The Kodak Collection at National Science and Media Museum is one of the largest and most diverse museum collections of cameras, images, and photographic ephemera from the nineteenth and twentieth centuries in the world. The collection came to Bradford in the late 1980s from the Kodak Museum in Harrow, and it has played a major role in communicating the history of photography to National Science and Media Museum's audiences through the permanent Kodak Gallery. The collection represents not just a significant set of objects that inform the history of photography, but a body of material that has been critical to the way that National Science and Media Museum has been communicating this history to a broad public.

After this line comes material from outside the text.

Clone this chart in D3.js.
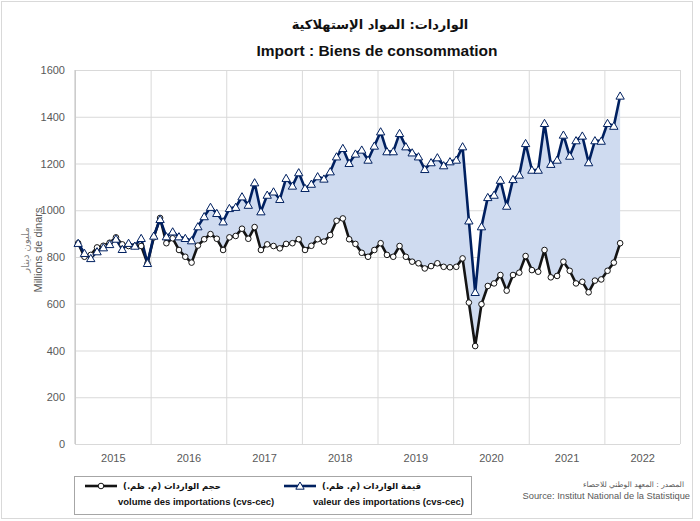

The PhD student will investigate the changing role of photographic collections as tools for communicating shifting notions of popular photographic practice. Building on the scholarship on popular photography that has developed in recent years, this project will examine how its histories have been told through this unique collection and examine the opportunities it presents for new scholarly approaches to the medium; this includes examining its contemporary cultural significance. The challenges to the telling of popular photographic histories that emerge from new scholarship will inform National Science and Media Museum's strategy for the Kodak Gallery as it moves towards the second stage of its master plan in 2022.